Stored rows:
________________
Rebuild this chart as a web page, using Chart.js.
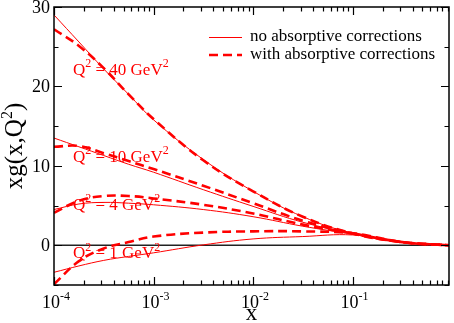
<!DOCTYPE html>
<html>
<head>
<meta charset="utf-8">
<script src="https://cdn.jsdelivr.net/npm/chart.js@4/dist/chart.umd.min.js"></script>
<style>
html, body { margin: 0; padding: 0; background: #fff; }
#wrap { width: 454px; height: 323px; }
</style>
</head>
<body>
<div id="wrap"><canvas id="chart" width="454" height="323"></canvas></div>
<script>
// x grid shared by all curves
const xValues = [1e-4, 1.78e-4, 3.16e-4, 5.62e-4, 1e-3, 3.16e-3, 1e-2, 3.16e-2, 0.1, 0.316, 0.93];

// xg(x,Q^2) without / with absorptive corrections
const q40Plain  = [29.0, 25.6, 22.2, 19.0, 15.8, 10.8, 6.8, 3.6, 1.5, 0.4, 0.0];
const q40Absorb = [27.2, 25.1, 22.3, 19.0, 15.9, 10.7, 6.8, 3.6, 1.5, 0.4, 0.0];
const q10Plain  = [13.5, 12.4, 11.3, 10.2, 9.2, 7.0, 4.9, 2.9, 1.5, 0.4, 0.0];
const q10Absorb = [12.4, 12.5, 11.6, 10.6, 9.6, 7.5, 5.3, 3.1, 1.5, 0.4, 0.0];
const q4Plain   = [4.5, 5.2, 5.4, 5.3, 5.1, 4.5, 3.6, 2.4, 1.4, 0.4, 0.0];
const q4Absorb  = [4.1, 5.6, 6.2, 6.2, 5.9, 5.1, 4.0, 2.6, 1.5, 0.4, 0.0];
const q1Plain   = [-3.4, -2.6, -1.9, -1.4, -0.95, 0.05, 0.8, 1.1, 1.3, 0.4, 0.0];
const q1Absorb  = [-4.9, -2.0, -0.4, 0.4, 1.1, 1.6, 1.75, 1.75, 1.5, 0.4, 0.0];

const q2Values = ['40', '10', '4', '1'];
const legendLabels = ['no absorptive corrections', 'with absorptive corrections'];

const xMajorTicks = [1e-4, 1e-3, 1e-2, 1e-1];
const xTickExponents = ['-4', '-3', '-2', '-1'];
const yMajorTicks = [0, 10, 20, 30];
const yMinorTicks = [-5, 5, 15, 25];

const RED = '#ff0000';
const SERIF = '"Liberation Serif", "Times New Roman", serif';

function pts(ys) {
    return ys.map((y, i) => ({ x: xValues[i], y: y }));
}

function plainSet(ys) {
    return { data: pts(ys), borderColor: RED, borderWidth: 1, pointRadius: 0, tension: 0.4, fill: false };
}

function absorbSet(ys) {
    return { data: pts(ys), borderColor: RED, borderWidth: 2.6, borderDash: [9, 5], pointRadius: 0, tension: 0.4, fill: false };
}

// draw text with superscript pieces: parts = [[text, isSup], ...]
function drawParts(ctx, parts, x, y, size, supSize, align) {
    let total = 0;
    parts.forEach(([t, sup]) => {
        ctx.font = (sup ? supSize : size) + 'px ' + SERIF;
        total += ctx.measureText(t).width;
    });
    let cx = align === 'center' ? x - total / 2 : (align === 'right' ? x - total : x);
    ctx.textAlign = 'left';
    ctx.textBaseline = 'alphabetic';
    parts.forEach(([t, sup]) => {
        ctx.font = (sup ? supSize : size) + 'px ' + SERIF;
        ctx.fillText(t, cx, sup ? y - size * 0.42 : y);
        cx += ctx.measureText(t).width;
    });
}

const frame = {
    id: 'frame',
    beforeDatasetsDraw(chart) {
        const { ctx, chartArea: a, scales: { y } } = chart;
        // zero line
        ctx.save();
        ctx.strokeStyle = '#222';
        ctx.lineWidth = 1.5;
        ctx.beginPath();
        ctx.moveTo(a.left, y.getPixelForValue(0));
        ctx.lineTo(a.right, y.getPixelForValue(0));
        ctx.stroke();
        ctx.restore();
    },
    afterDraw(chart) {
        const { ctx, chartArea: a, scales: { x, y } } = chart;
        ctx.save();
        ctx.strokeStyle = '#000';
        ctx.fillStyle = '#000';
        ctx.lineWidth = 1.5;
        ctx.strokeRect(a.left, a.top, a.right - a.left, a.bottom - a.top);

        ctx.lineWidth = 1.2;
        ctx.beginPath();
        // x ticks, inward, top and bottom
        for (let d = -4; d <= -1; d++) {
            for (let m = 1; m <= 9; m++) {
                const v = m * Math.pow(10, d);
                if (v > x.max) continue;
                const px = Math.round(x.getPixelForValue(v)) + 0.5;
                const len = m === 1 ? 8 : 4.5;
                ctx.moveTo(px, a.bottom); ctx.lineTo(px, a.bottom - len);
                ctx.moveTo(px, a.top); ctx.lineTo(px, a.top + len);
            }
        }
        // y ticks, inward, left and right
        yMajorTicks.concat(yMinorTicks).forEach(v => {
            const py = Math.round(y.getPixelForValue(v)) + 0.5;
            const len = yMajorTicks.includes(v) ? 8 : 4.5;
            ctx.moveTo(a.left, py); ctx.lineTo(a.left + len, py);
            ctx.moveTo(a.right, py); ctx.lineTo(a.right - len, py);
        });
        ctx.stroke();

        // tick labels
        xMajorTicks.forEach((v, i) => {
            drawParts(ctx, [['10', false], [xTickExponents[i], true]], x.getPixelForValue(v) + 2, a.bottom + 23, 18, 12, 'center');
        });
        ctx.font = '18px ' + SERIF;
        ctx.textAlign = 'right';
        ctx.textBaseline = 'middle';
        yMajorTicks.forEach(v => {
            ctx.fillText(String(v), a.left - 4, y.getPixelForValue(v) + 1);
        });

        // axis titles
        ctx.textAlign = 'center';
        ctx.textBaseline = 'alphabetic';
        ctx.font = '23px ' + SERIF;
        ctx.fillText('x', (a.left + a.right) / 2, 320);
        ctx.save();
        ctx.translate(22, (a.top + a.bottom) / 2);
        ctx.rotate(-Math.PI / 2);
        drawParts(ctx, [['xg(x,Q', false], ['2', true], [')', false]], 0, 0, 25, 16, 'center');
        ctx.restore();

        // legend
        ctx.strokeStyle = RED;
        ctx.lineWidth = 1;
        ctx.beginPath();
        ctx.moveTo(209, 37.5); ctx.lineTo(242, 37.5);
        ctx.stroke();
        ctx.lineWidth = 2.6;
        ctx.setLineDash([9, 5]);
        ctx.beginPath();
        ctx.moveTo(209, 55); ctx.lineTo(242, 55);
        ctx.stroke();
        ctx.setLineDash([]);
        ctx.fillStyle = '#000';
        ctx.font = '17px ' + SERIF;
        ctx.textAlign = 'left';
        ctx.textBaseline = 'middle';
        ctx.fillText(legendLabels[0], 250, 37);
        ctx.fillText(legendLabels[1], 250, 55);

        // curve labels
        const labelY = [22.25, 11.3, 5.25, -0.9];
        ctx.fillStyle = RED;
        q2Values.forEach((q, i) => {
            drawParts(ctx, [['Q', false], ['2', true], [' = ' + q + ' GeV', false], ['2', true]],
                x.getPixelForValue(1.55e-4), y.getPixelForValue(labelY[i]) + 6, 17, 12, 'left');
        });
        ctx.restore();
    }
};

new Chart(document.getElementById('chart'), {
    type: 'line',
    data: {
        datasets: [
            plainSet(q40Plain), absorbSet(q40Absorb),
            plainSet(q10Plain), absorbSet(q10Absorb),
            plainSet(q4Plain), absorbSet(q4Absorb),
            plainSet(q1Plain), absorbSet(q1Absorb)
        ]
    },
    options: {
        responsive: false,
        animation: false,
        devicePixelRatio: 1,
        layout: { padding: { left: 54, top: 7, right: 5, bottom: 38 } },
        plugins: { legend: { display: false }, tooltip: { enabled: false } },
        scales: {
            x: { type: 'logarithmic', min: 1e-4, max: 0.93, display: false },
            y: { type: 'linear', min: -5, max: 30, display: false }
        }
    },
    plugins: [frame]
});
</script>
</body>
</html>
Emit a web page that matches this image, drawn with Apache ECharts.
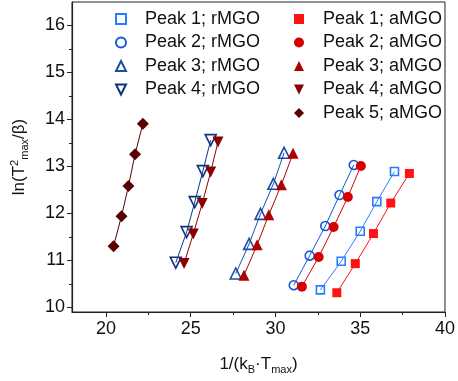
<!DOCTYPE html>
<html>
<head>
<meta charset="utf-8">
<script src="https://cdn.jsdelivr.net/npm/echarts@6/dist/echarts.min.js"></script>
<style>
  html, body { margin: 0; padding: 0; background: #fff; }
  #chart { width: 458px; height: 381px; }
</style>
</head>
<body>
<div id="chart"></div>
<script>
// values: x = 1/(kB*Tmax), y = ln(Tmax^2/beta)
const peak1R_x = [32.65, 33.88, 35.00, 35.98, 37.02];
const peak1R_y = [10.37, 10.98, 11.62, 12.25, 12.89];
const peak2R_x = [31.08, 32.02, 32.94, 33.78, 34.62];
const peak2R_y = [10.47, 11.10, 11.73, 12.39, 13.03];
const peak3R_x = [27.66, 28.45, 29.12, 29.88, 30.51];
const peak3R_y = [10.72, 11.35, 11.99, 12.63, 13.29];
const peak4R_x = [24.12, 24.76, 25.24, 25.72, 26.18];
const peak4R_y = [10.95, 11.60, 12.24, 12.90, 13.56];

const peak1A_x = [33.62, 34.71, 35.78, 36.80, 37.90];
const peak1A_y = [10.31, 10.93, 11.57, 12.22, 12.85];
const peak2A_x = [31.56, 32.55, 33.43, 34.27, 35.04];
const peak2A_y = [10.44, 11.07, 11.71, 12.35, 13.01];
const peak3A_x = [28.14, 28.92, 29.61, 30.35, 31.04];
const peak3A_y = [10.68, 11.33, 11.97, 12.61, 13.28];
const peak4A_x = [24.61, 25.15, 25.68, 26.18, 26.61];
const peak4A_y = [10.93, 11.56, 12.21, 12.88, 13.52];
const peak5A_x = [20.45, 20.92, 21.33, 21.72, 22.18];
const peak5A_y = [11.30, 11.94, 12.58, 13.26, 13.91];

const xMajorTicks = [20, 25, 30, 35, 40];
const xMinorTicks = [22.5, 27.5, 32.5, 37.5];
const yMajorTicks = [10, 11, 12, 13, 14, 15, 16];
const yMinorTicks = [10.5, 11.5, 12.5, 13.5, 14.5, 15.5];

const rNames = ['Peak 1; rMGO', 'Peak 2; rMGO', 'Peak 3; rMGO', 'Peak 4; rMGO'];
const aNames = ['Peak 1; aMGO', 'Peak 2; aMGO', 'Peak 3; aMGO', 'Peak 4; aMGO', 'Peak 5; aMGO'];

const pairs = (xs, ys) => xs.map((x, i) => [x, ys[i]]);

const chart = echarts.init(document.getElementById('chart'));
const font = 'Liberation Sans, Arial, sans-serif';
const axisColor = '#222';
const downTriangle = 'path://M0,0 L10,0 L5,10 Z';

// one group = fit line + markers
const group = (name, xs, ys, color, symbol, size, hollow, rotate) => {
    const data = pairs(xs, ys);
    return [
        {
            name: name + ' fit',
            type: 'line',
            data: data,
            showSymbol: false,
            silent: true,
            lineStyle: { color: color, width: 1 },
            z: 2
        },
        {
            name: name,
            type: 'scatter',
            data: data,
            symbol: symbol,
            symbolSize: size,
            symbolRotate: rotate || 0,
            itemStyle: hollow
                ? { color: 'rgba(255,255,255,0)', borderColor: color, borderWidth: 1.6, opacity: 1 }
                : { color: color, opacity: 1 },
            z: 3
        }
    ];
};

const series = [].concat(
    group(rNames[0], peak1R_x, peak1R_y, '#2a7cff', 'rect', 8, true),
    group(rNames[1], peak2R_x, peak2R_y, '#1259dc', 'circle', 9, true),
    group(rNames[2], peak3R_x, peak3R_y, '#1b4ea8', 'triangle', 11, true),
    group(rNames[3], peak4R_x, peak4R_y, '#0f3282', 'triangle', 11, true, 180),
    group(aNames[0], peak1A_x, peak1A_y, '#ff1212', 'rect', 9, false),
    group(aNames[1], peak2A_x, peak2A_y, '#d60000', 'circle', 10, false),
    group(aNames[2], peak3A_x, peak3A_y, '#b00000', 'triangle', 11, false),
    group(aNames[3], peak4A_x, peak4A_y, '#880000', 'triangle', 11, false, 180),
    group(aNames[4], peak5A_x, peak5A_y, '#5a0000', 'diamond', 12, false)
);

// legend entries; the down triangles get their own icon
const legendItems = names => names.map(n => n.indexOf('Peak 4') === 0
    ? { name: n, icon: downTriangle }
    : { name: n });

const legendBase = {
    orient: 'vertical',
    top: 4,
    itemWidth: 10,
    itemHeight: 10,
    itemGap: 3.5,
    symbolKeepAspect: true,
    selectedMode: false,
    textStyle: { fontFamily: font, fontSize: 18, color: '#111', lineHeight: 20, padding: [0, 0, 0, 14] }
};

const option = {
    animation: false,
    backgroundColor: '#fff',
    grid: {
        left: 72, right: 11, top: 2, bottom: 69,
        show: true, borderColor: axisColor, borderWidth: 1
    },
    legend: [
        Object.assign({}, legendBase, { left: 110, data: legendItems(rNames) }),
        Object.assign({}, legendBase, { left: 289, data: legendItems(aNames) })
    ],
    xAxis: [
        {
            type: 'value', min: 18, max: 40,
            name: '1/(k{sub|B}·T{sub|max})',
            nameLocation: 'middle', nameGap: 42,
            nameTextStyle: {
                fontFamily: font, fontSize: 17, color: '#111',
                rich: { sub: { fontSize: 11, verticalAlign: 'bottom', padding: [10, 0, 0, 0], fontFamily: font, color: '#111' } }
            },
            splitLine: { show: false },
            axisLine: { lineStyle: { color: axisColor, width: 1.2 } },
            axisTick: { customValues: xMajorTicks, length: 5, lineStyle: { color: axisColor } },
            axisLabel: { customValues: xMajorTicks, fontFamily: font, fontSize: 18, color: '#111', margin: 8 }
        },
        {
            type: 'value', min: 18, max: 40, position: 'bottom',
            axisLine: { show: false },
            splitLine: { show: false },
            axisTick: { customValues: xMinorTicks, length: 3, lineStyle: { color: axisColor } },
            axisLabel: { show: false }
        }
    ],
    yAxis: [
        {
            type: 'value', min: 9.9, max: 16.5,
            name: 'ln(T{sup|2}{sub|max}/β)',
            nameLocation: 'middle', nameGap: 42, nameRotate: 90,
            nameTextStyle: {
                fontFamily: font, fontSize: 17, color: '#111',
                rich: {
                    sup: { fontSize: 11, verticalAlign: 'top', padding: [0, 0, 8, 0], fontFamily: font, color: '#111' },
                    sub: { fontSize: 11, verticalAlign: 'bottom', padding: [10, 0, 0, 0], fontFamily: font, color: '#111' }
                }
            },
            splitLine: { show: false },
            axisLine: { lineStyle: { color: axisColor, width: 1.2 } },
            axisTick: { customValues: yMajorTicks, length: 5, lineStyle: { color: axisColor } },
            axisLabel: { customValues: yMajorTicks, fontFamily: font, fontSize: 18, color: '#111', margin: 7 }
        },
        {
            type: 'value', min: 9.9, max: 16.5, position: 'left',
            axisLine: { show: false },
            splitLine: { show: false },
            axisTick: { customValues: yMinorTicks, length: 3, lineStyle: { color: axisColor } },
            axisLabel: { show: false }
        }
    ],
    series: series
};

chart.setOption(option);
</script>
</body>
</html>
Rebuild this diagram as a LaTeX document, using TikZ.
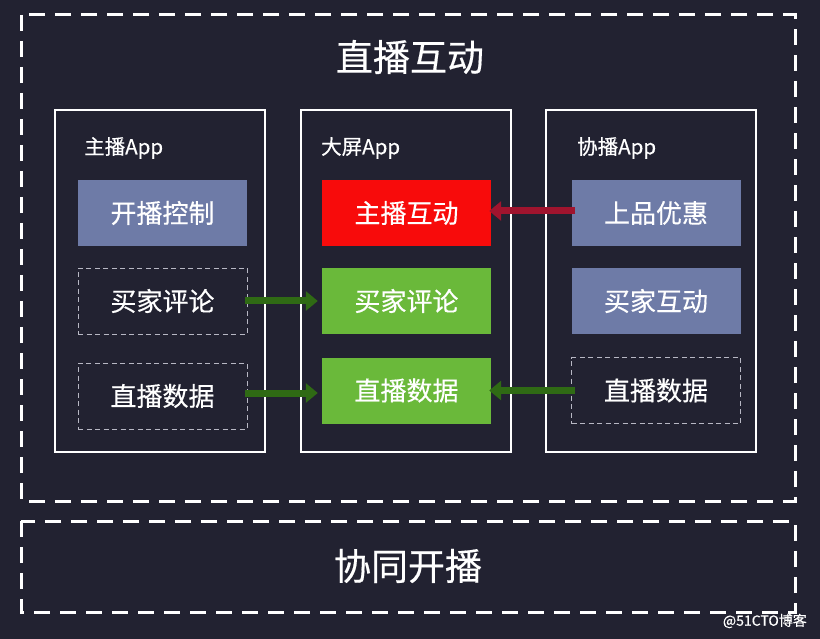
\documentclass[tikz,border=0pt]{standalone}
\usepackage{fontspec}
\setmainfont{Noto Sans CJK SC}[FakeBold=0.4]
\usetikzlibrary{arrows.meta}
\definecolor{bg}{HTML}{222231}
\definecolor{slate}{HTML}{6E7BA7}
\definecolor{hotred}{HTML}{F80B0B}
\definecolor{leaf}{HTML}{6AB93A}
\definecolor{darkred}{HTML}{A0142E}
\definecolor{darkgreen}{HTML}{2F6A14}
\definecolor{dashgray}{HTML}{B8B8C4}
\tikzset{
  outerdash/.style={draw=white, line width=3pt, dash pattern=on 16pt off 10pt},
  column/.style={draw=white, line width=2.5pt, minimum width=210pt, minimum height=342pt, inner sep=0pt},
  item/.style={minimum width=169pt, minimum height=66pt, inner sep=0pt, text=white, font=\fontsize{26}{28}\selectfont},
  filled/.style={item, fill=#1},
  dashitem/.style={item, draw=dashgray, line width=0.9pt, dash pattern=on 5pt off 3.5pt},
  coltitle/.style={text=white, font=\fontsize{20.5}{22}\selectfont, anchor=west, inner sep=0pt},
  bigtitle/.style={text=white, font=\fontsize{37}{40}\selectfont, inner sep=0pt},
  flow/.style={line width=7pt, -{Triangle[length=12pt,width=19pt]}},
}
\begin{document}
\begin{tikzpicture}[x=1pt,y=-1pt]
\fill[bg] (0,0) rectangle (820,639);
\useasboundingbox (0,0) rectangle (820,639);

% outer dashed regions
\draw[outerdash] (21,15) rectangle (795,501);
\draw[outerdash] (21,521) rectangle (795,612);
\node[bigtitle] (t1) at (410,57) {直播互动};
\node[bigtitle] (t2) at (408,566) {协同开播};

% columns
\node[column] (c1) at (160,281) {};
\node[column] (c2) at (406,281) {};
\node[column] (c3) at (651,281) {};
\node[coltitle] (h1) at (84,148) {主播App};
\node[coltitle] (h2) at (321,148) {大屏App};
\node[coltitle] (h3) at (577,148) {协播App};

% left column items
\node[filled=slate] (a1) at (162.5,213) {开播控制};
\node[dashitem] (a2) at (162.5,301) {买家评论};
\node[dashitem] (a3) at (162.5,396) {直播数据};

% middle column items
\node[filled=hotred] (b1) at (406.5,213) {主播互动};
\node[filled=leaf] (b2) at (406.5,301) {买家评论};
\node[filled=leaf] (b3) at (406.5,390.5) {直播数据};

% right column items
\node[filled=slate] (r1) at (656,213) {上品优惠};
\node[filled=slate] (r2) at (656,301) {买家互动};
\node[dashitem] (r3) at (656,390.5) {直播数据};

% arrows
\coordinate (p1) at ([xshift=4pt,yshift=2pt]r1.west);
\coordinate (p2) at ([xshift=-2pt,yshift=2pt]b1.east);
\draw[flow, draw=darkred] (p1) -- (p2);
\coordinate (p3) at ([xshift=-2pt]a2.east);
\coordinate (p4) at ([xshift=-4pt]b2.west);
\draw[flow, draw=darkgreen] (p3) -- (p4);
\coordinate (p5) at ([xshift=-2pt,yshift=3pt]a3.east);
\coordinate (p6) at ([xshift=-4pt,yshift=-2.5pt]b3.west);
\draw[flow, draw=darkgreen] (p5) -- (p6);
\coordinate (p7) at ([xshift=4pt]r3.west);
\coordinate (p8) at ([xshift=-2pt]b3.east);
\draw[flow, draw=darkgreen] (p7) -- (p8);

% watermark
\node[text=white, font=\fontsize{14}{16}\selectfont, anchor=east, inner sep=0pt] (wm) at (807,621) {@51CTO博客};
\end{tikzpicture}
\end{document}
________________
The exercise: Begin with the line that contains "Rebuild this diagram", end with the line that contains "(t2) at (408,566)", and set down every line in that range exactly as it stands, minus the pictures.

Written response:
Rebuild this diagram as a LaTeX document, using TikZ.
\documentclass[tikz,border=0pt]{standalone}
\usepackage{fontspec}
\setmainfont{Noto Sans CJK SC}[FakeBold=0.4]
\usetikzlibrary{arrows.meta}
\definecolor{bg}{HTML}{222231}
\definecolor{slate}{HTML}{6E7BA7}
\definecolor{hotred}{HTML}{F80B0B}
\definecolor{leaf}{HTML}{6AB93A}
\definecolor{darkred}{HTML}{A0142E}
\definecolor{darkgreen}{HTML}{2F6A14}
\definecolor{dashgray}{HTML}{B8B8C4}
\tikzset{
  outerdash/.style={draw=white, line width=3pt, dash pattern=on 16pt off 10pt},
  column/.style={draw=white, line width=2.5pt, minimum width=210pt, minimum height=342pt, inner sep=0pt},
  item/.style={minimum width=169pt, minimum height=66pt, inner sep=0pt, text=white, font=\fontsize{26}{28}\selectfont},
  filled/.style={item, fill=#1},
  dashitem/.style={item, draw=dashgray, line width=0.9pt, dash pattern=on 5pt off 3.5pt},
  coltitle/.style={text=white, font=\fontsize{20.5}{22}\selectfont, anchor=west, inner sep=0pt},
  bigtitle/.style={text=white, font=\fontsize{37}{40}\selectfont, inner sep=0pt},
  flow/.style={line width=7pt, -{Triangle[length=12pt,width=19pt]}},
}
\begin{document}
\begin{tikzpicture}[x=1pt,y=-1pt]
\fill[bg] (0,0) rectangle (820,639);
\useasboundingbox (0,0) rectangle (820,639);

% outer dashed regions
\draw[outerdash] (21,15) rectangle (795,501);
\draw[outerdash] (21,521) rectangle (795,612);
\node[bigtitle] (t1) at (410,57) {直播互动};
\node[bigtitle] (t2) at (408,566) {协同开播};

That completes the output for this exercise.